After weeks-long demonstrations demanding police reform across the country over the police-involved killings of Rayshard Brooks, Breonna Taylor and George Floyd, Arlington County is moving ahead with a plan to provide police and the sheriff's department with body-worn cameras.
County Manager Mark Schwartz is budgeting more than $1 million for the program.
Schwartz said the decision was spurred by calls for reform across the county, and the need to preserve residents' trust in county officers.
"We want to reinforce those positive public perceptions and to ensure actions, especially those involving use of force, are transparent. The time has come for body-worn cameras in Arlington," Schwartz said in a statement.
The Arlington County NAACP supported the program and says nearly 10,000 people signed two petitions in support. They also called for a citizen's review board, revised use-of-force policies and greater transparency on complaints against officers.
Arlington County piloted a program on body-worn cameras in 2015, but the county hasn't had the money to build out the plan, Schwartz said.
The proposal for next year includes $268,000 for hardware, $244,000 to upgrade courtrooms t support the technology. Most of the money, $536,000, is set to go to data storage and maintenance.

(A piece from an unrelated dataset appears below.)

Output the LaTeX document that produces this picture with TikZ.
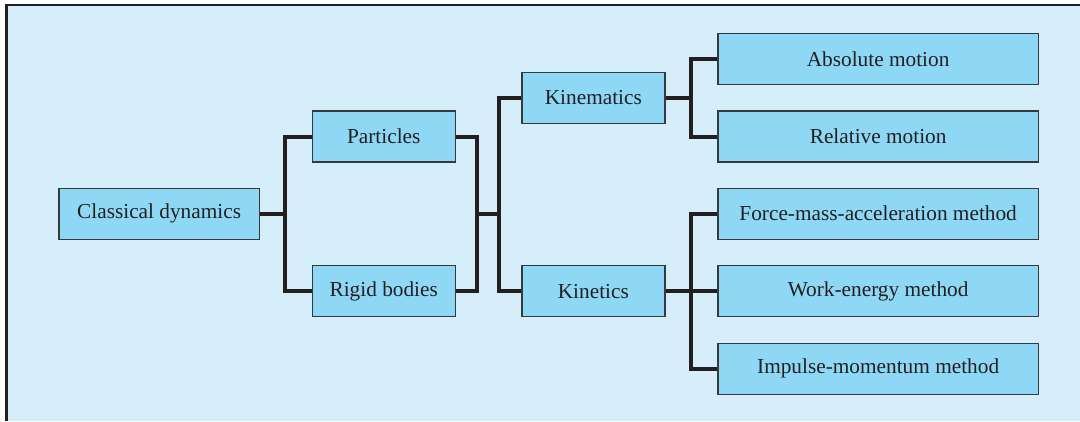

The Arlington County Police Department, Arlington County Sheriff’s Office, and Arlington County Fire Marshals would all get cameras.

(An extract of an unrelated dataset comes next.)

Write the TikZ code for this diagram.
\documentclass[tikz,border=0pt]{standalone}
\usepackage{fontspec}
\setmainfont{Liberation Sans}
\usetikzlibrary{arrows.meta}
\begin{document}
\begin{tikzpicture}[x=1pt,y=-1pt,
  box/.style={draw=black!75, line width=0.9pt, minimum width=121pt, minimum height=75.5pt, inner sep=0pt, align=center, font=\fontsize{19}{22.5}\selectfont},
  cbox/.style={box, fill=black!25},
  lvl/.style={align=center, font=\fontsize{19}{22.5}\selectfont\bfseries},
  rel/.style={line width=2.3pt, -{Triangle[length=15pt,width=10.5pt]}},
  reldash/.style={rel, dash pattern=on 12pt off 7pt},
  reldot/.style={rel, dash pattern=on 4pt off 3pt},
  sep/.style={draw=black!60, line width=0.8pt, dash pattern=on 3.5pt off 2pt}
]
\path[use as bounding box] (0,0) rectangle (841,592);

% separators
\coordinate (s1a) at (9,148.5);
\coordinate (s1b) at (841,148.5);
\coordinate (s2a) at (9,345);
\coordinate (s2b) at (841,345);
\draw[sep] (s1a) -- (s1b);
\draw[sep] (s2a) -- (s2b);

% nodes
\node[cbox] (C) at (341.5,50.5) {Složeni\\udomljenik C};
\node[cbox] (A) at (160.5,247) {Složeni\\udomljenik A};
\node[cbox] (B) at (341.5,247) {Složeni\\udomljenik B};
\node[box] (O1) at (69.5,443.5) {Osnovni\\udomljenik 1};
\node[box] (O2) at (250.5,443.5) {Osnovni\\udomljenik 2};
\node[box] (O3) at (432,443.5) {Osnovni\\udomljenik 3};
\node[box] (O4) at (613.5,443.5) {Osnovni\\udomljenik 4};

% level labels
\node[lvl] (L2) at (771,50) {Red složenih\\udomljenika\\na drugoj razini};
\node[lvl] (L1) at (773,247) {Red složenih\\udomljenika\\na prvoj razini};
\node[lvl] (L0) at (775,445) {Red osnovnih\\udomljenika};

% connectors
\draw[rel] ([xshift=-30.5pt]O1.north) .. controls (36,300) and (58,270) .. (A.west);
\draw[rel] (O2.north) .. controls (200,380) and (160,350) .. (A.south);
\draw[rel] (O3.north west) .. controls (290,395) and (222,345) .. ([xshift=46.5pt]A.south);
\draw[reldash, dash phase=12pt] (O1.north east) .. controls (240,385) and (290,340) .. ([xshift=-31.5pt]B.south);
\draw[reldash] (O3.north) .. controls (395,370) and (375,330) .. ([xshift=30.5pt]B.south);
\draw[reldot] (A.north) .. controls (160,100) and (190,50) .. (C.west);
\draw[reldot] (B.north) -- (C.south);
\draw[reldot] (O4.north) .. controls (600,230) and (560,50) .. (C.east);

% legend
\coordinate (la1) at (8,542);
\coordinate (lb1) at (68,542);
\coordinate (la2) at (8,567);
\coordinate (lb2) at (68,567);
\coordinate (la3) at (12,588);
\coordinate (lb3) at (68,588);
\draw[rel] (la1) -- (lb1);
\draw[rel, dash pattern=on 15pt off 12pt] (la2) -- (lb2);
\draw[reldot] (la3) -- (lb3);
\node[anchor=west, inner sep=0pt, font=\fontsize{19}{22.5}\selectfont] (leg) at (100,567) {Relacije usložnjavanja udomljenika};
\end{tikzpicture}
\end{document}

Another $755,000 is marked to replace existing police car camera systems with one compatible with body-worn cameras.
That money is part of the Capital Improvement Plan proposed for 2021. In the future, an estimated $1.6 million a year would need to be spent on staffing, data storage, maintenance and other costs.
The program is expected to be implemented in January if the Arlington County Board approves the plan in July.